In other words: Dave and Wally can only reclaim their freedom if everyone searching for them is completely stupid. The cops must be imbecilic enough to let a deaf guy and blind guy elude custody; villains Eve (Joan Severance) and Kirgo (Kevin Spacey) must have big enough egos to constantly underestimate two people they have dead to rights countless times throughout the film. And not only that, but those two assassin/fixers have to have a boss who is—well, I won’t ruin Anthony Zerbe‘s Sutherland’s problem. I’ll simply purport that you’ll roll your eyes at the sheer audacity of how conveniently he’s written. At least Severance proves a strong feminine contrast to the men, though. Before she’s unceremoniously transformed into a purely sexual tool to titillate and be “mistakenly” groped by a dirty old blind man of course.
There are a couple of jokes that hit their mark, though. So it’s not a complete waste. Heck, it may be worth a view for Spacey’s over-the-top British smarm and weird protrusion on his cheek a quick Google search posits was a cyst he later had drained alone. Sadly there’s very little of worth beyond the occasional chuckle and viewing it may in fact diminish the adoration you have for Wilder and Pryor. I really hoped this would at least be a decent introduction to their cinematic partnership to lead me towards digging up the rest, yet here I am shaking my head at how juvenile the comedy was and how amateurish their performances. Both seem lost in a Stepford-esque haze of optimism, wide-eyed and innocent even when engaged in fisticuffs with a brutish bar patron.

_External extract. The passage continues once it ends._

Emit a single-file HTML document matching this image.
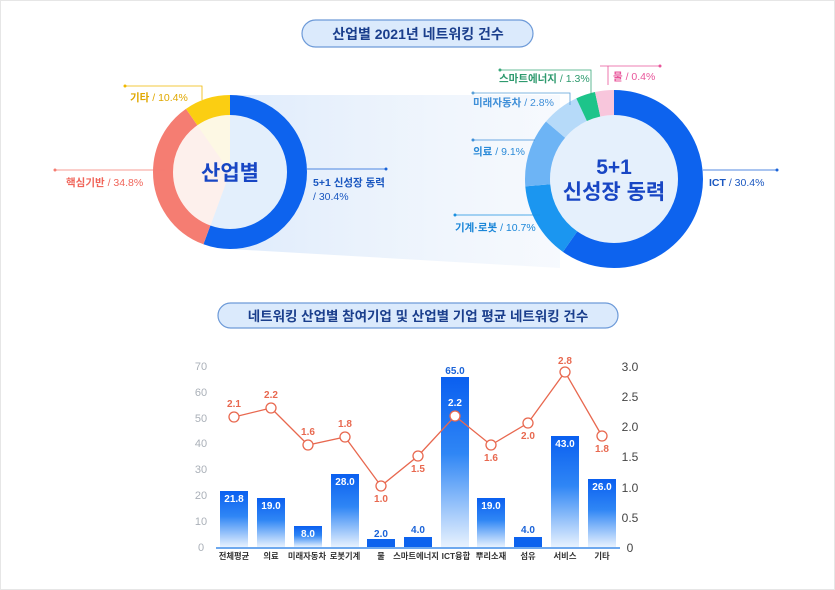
<!DOCTYPE html>
<html><head><meta charset="utf-8"><style>
body{margin:0;background:#fff;}
svg{display:block;font-family:"Liberation Sans","Noto Sans CJK KR",sans-serif;}
</style></head><body>
<svg width="835" height="590" viewBox="0 0 835 590">
<defs>
<linearGradient id="bar" x1="0" y1="0" x2="0" y2="1">
<stop offset="0" stop-color="#0a5ff0"/><stop offset="0.45" stop-color="#2f86f5"/><stop offset="1" stop-color="#e8f2fe"/>
</linearGradient>
<linearGradient id="proj" x1="0" y1="0" x2="1" y2="0">
<stop offset="0" stop-color="#dbe9fb" stop-opacity="0.9"/><stop offset="1" stop-color="#eef4fc" stop-opacity="0.5"/>
</linearGradient>
</defs>
<rect x="0.5" y="0.5" width="834" height="589" fill="#fff" stroke="#e6e6e6"/>
<polygon points="230,95 560,95 560,268 230,249" fill="url(#proj)"/>
<rect x="302" y="20" width="231" height="27" rx="13.5" fill="#dbeafc" stroke="#6d9ad8" stroke-width="1.2"/>
<text x="418" y="39" text-anchor="middle" font-size="14" font-weight="bold" fill="#1a3e8c">산업별 2021년 네트워킹 건수</text>
<!-- donut 1 -->
<circle cx="230" cy="172" r="57" fill="#fdf0ec"/>
<path d="M230,172 L230,115 A57,57 0 1 1 210.5,225.6 Z" fill="#e3effc"/>
<path d="M230,172 L230,115 A57,57 0 0 0 197,125 Z" fill="#fdf8e4"/>
<g transform="rotate(-90 230 172)" fill="none" stroke-width="20">
<circle cx="230" cy="172" r="67" stroke="#0d63ee" stroke-dasharray="234 421"/>
<circle cx="230" cy="172" r="67" stroke="#f57d72" stroke-dasharray="0 234 146 421"/>
<circle cx="230" cy="172" r="67" stroke="#fbce12" stroke-dasharray="0 380 41 421"/>
</g>
<text x="230" y="180" text-anchor="middle" font-size="21" font-weight="bold" fill="#1846c4">산업별</text>
<polyline points="125,86 202,86 202,100" fill="none" stroke="#f0b800" stroke-width="0.8"/><circle cx="125" cy="86" r="1.5" fill="#f0b800"/>
<text x="130" y="101" font-size="10.5" font-weight="bold" fill="#e0a800">기타 <tspan font-weight="normal">/ 10.4%</tspan></text>
<polyline points="55,170 165,170" fill="none" stroke="#f57d72" stroke-width="0.8"/><circle cx="55" cy="170" r="1.5" fill="#f57d72"/>
<text x="66" y="186" font-size="10.5" font-weight="bold" fill="#f0655a">핵심기반 <tspan font-weight="normal">/ 34.8%</tspan></text>
<polyline points="307,169 386,169" fill="none" stroke="#1a63d8" stroke-width="0.8"/><circle cx="386" cy="169" r="1.5" fill="#1a63d8"/>
<text x="313" y="186" font-size="10.5" font-weight="bold" fill="#1a57c0">5+1 신성장 동력</text>
<text x="313" y="200" font-size="10.5" fill="#1a57c0">/ 30.4%</text>
<!-- donut 2 -->
<circle cx="614" cy="179" r="64" fill="#e5f0fc"/>
<g transform="rotate(-90 614 179)" fill="none" stroke-width="25">
<circle cx="614" cy="179" r="76.5" stroke="#0d63ee" stroke-dasharray="287 481"/>
<circle cx="614" cy="179" r="76.5" stroke="#1b96f0" stroke-dasharray="0 287 67 481"/>
<circle cx="614" cy="179" r="76.5" stroke="#6db4f5" stroke-dasharray="0 354 60 481"/>
<circle cx="614" cy="179" r="76.5" stroke="#b6daf9" stroke-dasharray="0 414 33 481"/>
<circle cx="614" cy="179" r="76.5" stroke="#1dc48a" stroke-dasharray="0 447 17 481"/>
<circle cx="614" cy="179" r="76.5" stroke="#f8c6dc" stroke-dasharray="0 464 17 481"/>
</g>
<text x="614" y="174" text-anchor="middle" font-size="21" font-weight="bold" fill="#1846c4">5+1</text>
<text x="614" y="199" text-anchor="middle" font-size="21" font-weight="bold" fill="#1846c4">신성장 동력</text>
<polyline points="600,66 660,66" fill="none" stroke="#e8559a" stroke-width="0.8"/><polyline points="608,66 608,85" fill="none" stroke="#e8559a" stroke-width="0.8"/><circle cx="660" cy="66" r="1.5" fill="#e8559a"/>
<text x="613" y="80" font-size="10.5" font-weight="bold" fill="#e8559a">물 <tspan font-weight="normal">/ 0.4%</tspan></text>
<polyline points="500,70 591,70 591,95" fill="none" stroke="#3aa87a" stroke-width="0.8"/><circle cx="500" cy="70" r="1.5" fill="#3aa87a"/>
<text x="499" y="82" font-size="10.5" font-weight="bold" fill="#2e9a6e">스마트에너지 <tspan font-weight="normal">/ 1.3%</tspan></text>
<polyline points="473,93 570,93 570,105" fill="none" stroke="#5aa0d8" stroke-width="0.8"/><circle cx="473" cy="93" r="1.5" fill="#5aa0d8"/>
<text x="473" y="106" font-size="10.5" font-weight="bold" fill="#3f8fd8">미래자동차 <tspan font-weight="normal">/ 2.8%</tspan></text>
<polyline points="473,140 535,140" fill="none" stroke="#3f8fd8" stroke-width="0.8"/><circle cx="473" cy="140" r="1.5" fill="#3f8fd8"/>
<text x="473" y="155" font-size="10.5" font-weight="bold" fill="#2a8ad8">의료 <tspan font-weight="normal">/ 9.1%</tspan></text>
<polyline points="455,215 540,215" fill="none" stroke="#1a90e0" stroke-width="0.8"/><circle cx="455" cy="215" r="1.5" fill="#1a90e0"/>
<text x="455" y="231" font-size="10.5" font-weight="bold" fill="#1a86d8">기계·로봇 <tspan font-weight="normal">/ 10.7%</tspan></text>
<polyline points="703,170 777,170" fill="none" stroke="#1a63d8" stroke-width="0.8"/><circle cx="777" cy="170" r="1.5" fill="#1a63d8"/>
<text x="709" y="186" font-size="10.5" font-weight="bold" fill="#1a57c0">ICT <tspan font-weight="normal">/ 30.4%</tspan></text>
<rect x="218" y="303" width="400" height="25" rx="12.5" fill="#dbeafc" stroke="#6d9ad8" stroke-width="1.2"/>
<text x="418" y="321" text-anchor="middle" font-size="13.5" font-weight="bold" fill="#1a3e8c">네트워킹 산업별 참여기업 및 산업별 기업 평균 네트워킹 건수</text>
<g font-size="11" fill="#aab0b8" text-anchor="middle">
<text x="201" y="551">0</text><text x="201" y="525">10</text><text x="201" y="499">20</text><text x="201" y="473">30</text><text x="201" y="447">40</text><text x="201" y="422">50</text><text x="201" y="396">60</text><text x="201" y="370">70</text>
</g>
<g font-size="12" fill="#444" text-anchor="middle">
<text x="630" y="552">0</text><text x="630" y="522">0.5</text><text x="630" y="492">1.0</text><text x="630" y="461">1.5</text><text x="630" y="431">2.0</text><text x="630" y="401">2.5</text><text x="630" y="371">3.0</text>
</g>
<g fill="url(#bar)">
<rect x="220" y="491" width="28" height="56"/>
<rect x="257" y="498" width="28" height="49"/>
<rect x="294" y="526" width="28" height="21"/>
<rect x="331" y="474" width="28" height="73"/>
<rect x="367" y="539" width="28" height="8" fill="#0d63ee"/>
<rect x="404" y="537" width="28" height="10" fill="#0d63ee"/>
<rect x="441" y="377" width="28" height="170"/>
<rect x="477" y="498" width="28" height="49"/>
<rect x="514" y="537" width="28" height="10" fill="#0d63ee"/>
<rect x="551" y="436" width="28" height="111"/>
<rect x="588" y="479" width="28" height="68"/>
</g>
<line x1="216" y1="548" x2="620" y2="548" stroke="#3d8be8" stroke-width="1.5"/>
<g font-size="10" font-weight="bold" fill="#fff" text-anchor="middle">
<text x="234" y="502">21.8</text><text x="271" y="509">19.0</text><text x="308" y="537">8.0</text><text x="345" y="485">28.0</text>
<text x="455" y="374" fill="#1a63d8">65.0</text><text x="491" y="509">19.0</text><text x="565" y="447">43.0</text><text x="602" y="490">26.0</text>
<text x="381" y="537" fill="#1a63d8">2.0</text><text x="418" y="533" fill="#1a63d8">4.0</text><text x="528" y="533" fill="#1a63d8">4.0</text>
</g>
<polyline points="234,417 271,408 308,445 345,437 381,486 418,456 455,416 491,445 528,423 565,372 602,436" fill="none" stroke="#e8684f" stroke-width="1.3"/>
<g fill="#fff" stroke="#e8684f" stroke-width="1.3">
<circle cx="234" cy="417" r="5"/><circle cx="271" cy="408" r="5"/><circle cx="308" cy="445" r="5"/><circle cx="345" cy="437" r="5"/><circle cx="381" cy="486" r="5"/><circle cx="418" cy="456" r="5"/><circle cx="455" cy="416" r="5"/><circle cx="491" cy="445" r="5"/><circle cx="528" cy="423" r="5"/><circle cx="565" cy="372" r="5"/><circle cx="602" cy="436" r="5"/>
</g>
<g font-size="10" font-weight="bold" fill="#e8684f" text-anchor="middle">
<text x="234" y="407">2.1</text><text x="271" y="398">2.2</text><text x="308" y="435">1.6</text><text x="345" y="427">1.8</text><text x="381" y="502">1.0</text><text x="418" y="472">1.5</text>
<text x="455" y="406" fill="#fff">2.2</text><text x="491" y="461">1.6</text><text x="528" y="439">2.0</text><text x="565" y="364">2.8</text><text x="602" y="452">1.8</text>
</g>
<g font-size="8.3" font-weight="bold" fill="#333" text-anchor="middle">
<text x="234" y="559">전체평균</text><text x="271" y="559">의료</text><text x="307" y="559">미래자동차</text><text x="345" y="559">로봇기계</text><text x="381" y="559">물</text><text x="416" y="559">스마트에너지</text><text x="456" y="559">ICT융합</text><text x="491" y="559">뿌리소재</text><text x="528" y="559">섬유</text><text x="565" y="559">서비스</text><text x="602" y="559">기타</text>
</g>
</svg>
</body></html>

Wilder wakes up halfway through to share his trademarked crazily manic delivery, but one can’t watch Pryor’s drunken performance without acknowledging his multiple sclerosis had already begun to dismantle motor functioning. These two comedians are better than this sloppily written escapade forcing them to trivialize sensory impairment. A couple attempts are made to delve deeper into the psychology of their ailments but nothing sticks emotively. Rather than sympathize with their plight after discovering neither was born handicapped, we simply use that knowledge to allow for a blind man to punch effectively because he knows the positions on a clock face we originally believed he’d never had the opportunity to see. There just isn’t enough onscreen for you to care about Dave and Wally’s wellbeing or nearly the amount of laughs to be worth your time.